Akan tetapi seberapa kuat Ditjen Pajak untuk memaksa Google memenuhi kewajibannya?
Dirjen Pajak Ken Dwijugiasteadi memastikan pihaknya telah memiliki data yang meliputi laporan keuangan dari Google. Data itu yang menjadi acuan bagi Ditjen Pajak untuk menghitung kewajiban pajak yang seharusnya dibayarkan Google.
“Saya ada datanya, begitu saja. Saya mau buka datanya,” kata Ken , Kamis (19/1/2017)
Dalam pertemuan terakhir dengan Google, Ditjen Pajak telah menyampaikan nominal yang harusnya dibayarkan oleh Google. Akan tetapi Google menolak dan menawar nominal yang sudah disampaikan oleh Ditjen Pajak.
Kepala Kantor Wilayah Pajak Khusus Ditjen Pajak M Haniv mengaku sebelumnya telah mendapatkan data dari salah satu jajaran direksi Google di Singapura tentang pendapatan perusahaan tersebut.
Untuk itu, muncul satu angka yang ditetapkan sebagai pajak yang harus dibayarkan Google. Angka itu pun, menurut Haniv tidak sebesar yang seharusnya. Ini lebih dianggap sebagai angka damai agar ke depan Google menjadi patuh dalam pembayaran pajak.
“Saya bilang bahwa ini Direktur Akuntansimu ini sudah memberikan data. Saya tunjukin datanya. Dihitung pajaknya justru lebih besar dibanding angka settlement,” tegas Haniv.
Selain data, Ditjen Pajak memiliki kekuatan lain untuk memaksa Google. Adalah pasar yang besar. Keuntungan yang didapatkan Google dari Indonesia sangat besar. Bila akses tersebut diputus, maka Google bisa menderita kerugian yang cukup besar.
Aksi Google menghindari pajak tak hanya terjadi di Indonesia, tapi juga dialami oleh banyak negara. Inggris menjadi salah satu negara yang berhasil dalam memaksa Google membayar pajak. Kerasnya pengejaran banyak negara, karena Google memang tidak bermoral.
Alasannya, Google membuat perencanaan pajak yang bisa terhindar dari berbagai jenis hukum.
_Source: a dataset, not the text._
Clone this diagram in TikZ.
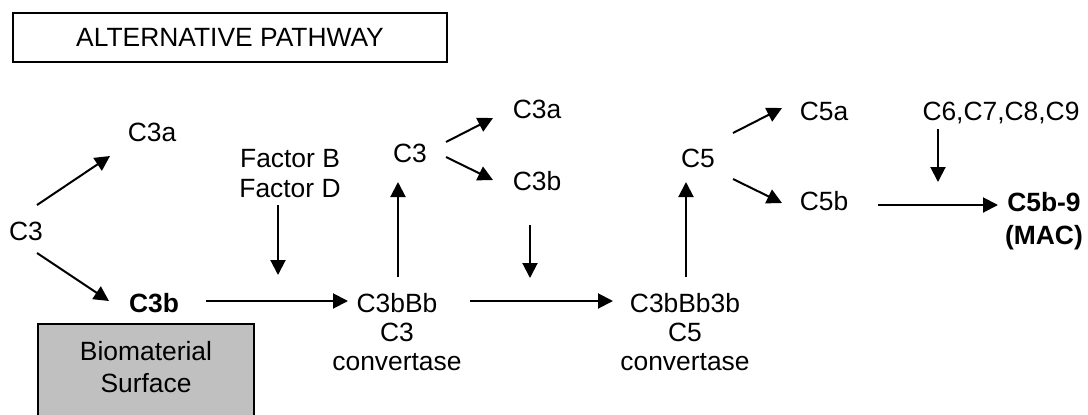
\documentclass[tikz,border=0pt]{standalone}
\usepackage{fontspec}
\setmainfont{Liberation Sans}
\usetikzlibrary{arrows.meta}
\definecolor{surfgray}{HTML}{C0C0C0}

\begin{document}
\begin{tikzpicture}[x=0.5pt, y=-0.5pt,
  font=\fontsize{13.2}{14.5}\selectfont,
  lbl/.style={inner sep=0pt, anchor=base},
  blk/.style={inner sep=0pt, anchor=north, align=center},
  ar/.style={line width=1pt, -{Triangle[length=7.5pt, width=7.5pt]}}]
\useasboundingbox (0,0) rectangle (1088,414);
% title and surface
\node[draw, line width=1pt, minimum width=217pt, minimum height=24.5pt] (title) at (230,37) {ALTERNATIVE PATHWAY};
\fill[surfgray, draw=black, line width=1pt] (38,324) rectangle (254,440);
\node[blk, font=\fontsize{13.2}{16}\selectfont] (surf) at (146,341) {Biomaterial\\Surface};
% first split of C3
\node[lbl] (c3) at (26,240) {C3};
\node[lbl] (c3a) at (152,141) {C3a};
\node[lbl, font=\fontsize{13.2}{14.5}\selectfont\bfseries] (c3b) at (154,312) {C3b};
\node[blk, font=\fontsize{13.2}{15}\selectfont] (fac) at (290,149) {Factor B\\Factor D};
% C3 convertase
\node[blk] (conv3) at (397,293) {C3bBb\\C3\\convertase};
\node[lbl] (c3m) at (410,162) {C3};
\node[lbl] (c3am) at (537,118) {C3a};
\node[lbl] (c3bm) at (537,190) {C3b};
% C5 convertase
\node[blk] (conv5) at (685,293) {C3bBb3b\\C5\\convertase};
\node[lbl] (c5) at (698,167) {C5};
\node[lbl] (c5a) at (824,120) {C5a};
\node[lbl] (c5b) at (824,210) {C5b};
\node[lbl] (c69) at (1001,120) {C6,C7,C8,C9};
\node[blk, font=\fontsize{13.2}{16.5}\selectfont\bfseries] (mac) at (1044,192) {C5b-9\\(MAC)};
% arrow ends
\coordinate (c3u) at (37,205);   \coordinate (c3au) at (110,156);
\coordinate (c3d) at (37,253);   \coordinate (c3bd) at (109,301);
\coordinate (c3bs) at (206,301); \coordinate (cv3e) at (348,301);
\coordinate (facs) at (278,205); \coordinate (face) at (278,275);
\coordinate (cv3u) at (398,277); \coordinate (c3mu) at (398,182);
\coordinate (c3mr) at (446,142); \coordinate (c3ame) at (493,118);
\coordinate (c3ms) at (446,157); \coordinate (c3bme) at (493,180);
\coordinate (c3bs2) at (530,225); \coordinate (c3be2) at (530,278);
\coordinate (cv3s) at (470,301); \coordinate (cv5e) at (613,301);
\coordinate (cv5u) at (686,277); \coordinate (c5u) at (686,182);
\coordinate (c5r) at (733,133);  \coordinate (c5ae) at (782,108);
\coordinate (c5s) at (733,179);  \coordinate (c5be) at (782,203);
\coordinate (c69s) at (938,129); \coordinate (c69e) at (938,182);
\coordinate (c5bs) at (878,205); \coordinate (mace) at (998,205);
% arrows
\draw[ar] (c3u) -- (c3au);
\draw[ar] (c3d) -- (c3bd);
\draw[ar] (c3bs) -- (cv3e);
\draw[ar] (facs) -- (face);
\draw[ar] (cv3u) -- (c3mu);
\draw[ar] (c3mr) -- (c3ame);
\draw[ar] (c3ms) -- (c3bme);
\draw[ar] (c3bs2) -- (c3be2);
\draw[ar] (cv3s) -- (cv5e);
\draw[ar] (cv5u) -- (c5u);
\draw[ar] (c5r) -- (c5ae);
\draw[ar] (c5s) -- (c5be);
\draw[ar] (c69s) -- (c69e);
\draw[ar] (c5bs) -- (mace);
\end{tikzpicture}
\end{document}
Terlihat penempatan kantor perwakilan pada satu negara dengan tarif pajak yang lebih rendah. Misalnya untuk wilayah Asia Pasifik yaitu Singapura.
Dalam aktivitas usaha, Google menggunakan skema online. Bila ada perusahaan dari negara manapun ingin memanfaatkan jasa dari Google, maka seluruh administrasi diselesaikan dengan sistem online. Termasuk untuk pembayaran.
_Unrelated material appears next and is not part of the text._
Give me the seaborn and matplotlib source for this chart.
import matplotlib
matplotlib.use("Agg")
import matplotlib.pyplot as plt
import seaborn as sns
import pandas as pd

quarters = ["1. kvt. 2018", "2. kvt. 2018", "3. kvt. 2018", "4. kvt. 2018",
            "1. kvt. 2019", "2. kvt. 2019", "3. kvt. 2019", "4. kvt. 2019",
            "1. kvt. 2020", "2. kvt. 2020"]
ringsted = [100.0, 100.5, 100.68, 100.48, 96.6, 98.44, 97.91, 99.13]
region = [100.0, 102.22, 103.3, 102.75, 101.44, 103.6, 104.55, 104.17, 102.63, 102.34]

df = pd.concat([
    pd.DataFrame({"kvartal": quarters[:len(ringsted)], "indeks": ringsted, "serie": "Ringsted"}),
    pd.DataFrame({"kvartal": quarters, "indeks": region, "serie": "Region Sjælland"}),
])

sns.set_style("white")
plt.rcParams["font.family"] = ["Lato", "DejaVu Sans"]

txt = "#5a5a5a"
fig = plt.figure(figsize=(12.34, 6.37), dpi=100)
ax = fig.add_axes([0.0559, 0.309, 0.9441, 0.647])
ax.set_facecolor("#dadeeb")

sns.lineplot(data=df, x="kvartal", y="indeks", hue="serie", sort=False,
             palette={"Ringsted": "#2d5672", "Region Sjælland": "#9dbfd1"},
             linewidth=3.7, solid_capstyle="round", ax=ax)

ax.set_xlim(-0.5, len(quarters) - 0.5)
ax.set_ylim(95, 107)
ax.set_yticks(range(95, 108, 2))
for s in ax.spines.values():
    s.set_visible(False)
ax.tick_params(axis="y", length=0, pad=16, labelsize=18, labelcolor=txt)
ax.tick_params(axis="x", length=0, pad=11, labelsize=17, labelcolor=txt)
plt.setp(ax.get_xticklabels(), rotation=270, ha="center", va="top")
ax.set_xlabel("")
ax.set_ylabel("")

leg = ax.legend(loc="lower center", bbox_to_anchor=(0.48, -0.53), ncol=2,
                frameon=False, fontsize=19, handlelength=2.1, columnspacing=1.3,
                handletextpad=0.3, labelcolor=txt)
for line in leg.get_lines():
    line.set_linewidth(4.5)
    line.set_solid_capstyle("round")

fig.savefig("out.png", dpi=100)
Sehingga ketika ada pendapatan masuk, Google berhasil menelan dengan mentah-mentah. Artinya tidak ada potongan pajak yang seharusnya wajib dibayar untuk negara tempat Google menerima pendapatannya. Google cukup membayar pajak pada negara yang menjadi lokasi kantor perwakilan.
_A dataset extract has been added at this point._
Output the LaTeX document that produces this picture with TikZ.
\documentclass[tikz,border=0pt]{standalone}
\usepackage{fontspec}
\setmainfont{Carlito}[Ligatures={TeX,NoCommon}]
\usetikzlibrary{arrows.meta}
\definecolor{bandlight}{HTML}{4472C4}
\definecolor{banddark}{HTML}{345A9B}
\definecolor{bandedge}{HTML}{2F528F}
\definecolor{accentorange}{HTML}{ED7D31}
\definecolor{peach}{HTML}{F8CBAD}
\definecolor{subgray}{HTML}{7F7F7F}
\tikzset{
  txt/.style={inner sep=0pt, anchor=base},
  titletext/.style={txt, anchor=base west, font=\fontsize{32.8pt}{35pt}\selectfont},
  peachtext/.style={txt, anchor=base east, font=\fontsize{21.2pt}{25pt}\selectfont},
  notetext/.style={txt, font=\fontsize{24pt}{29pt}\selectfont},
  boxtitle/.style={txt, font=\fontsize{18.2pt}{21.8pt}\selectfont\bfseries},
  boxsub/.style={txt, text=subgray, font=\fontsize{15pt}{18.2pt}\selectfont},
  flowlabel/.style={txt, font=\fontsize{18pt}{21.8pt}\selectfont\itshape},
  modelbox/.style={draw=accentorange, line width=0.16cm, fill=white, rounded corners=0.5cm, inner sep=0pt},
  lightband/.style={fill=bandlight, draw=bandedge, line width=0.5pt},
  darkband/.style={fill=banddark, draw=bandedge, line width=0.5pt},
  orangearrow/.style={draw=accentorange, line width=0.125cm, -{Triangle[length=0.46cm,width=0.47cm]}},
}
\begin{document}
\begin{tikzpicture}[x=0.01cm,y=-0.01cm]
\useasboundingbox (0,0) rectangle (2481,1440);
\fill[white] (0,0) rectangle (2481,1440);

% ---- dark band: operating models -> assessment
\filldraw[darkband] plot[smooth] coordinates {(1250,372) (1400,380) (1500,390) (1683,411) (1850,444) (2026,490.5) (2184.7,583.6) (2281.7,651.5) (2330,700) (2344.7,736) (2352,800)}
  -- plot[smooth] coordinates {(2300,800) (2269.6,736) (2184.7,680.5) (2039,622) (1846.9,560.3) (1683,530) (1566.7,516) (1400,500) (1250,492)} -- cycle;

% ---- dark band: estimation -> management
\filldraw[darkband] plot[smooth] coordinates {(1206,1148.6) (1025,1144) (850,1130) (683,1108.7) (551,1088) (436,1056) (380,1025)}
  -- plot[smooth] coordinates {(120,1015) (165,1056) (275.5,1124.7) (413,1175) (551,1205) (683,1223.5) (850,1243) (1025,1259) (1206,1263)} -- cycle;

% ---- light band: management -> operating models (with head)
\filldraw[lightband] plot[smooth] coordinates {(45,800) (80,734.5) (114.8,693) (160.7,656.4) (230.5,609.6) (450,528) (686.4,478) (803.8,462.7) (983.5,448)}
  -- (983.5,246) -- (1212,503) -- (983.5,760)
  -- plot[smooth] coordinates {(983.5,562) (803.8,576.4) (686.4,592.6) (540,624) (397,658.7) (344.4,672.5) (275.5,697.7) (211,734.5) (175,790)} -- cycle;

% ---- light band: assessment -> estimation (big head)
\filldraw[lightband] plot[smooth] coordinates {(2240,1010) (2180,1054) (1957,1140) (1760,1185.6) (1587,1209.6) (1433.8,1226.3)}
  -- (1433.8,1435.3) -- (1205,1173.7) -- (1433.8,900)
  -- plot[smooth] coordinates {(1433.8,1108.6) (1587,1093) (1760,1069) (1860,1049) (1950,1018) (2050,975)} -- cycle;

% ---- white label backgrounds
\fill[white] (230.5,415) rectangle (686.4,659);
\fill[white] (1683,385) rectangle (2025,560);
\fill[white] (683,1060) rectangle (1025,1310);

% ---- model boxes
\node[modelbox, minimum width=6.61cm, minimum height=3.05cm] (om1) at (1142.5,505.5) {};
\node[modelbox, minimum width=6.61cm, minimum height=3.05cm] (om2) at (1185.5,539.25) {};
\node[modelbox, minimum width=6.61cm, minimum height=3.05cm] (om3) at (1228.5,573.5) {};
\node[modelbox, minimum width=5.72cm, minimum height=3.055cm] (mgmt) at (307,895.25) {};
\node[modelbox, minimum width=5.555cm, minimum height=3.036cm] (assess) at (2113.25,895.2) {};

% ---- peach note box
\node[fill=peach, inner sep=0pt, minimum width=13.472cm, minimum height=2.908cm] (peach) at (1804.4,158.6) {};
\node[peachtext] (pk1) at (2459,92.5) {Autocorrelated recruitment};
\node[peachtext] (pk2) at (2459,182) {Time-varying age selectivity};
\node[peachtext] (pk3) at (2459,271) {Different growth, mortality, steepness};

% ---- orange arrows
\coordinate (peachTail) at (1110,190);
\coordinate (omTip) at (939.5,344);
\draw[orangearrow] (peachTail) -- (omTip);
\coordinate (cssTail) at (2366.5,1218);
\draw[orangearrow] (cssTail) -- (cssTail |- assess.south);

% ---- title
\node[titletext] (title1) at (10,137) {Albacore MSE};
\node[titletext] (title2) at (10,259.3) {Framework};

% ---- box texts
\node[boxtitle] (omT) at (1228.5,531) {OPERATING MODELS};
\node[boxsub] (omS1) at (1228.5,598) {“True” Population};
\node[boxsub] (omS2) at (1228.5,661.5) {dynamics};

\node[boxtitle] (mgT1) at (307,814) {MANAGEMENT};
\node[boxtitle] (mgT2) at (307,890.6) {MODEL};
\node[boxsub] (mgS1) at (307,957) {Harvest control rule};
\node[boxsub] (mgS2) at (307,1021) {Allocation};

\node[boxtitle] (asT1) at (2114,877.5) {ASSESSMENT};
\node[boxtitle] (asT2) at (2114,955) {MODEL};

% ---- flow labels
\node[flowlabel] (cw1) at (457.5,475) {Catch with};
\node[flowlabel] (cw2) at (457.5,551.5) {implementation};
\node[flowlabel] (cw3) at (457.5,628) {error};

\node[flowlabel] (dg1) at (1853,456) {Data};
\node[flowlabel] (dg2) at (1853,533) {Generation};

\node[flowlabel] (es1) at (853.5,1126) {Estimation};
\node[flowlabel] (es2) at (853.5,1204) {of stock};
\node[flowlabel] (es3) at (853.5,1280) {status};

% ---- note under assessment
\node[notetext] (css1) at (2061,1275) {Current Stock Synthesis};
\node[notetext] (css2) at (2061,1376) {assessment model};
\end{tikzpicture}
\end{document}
Padahal hukum yang berlaku di banyak negara, terutama Indonesia, siapa pun yang mendapatkan keuntungan dari aktivitas ekonomi di negara tersebut, diwajibkan membayar pajak.
“Jadi tax planning yang dilakukan Google ini tidak bermoral. Karena menarik uang di negara tersebut tapi tidak membayar pajak,” kata Darussalam, Pengamat Perpajakan dari Danny Darussalam Tax Center kepada detikFinance.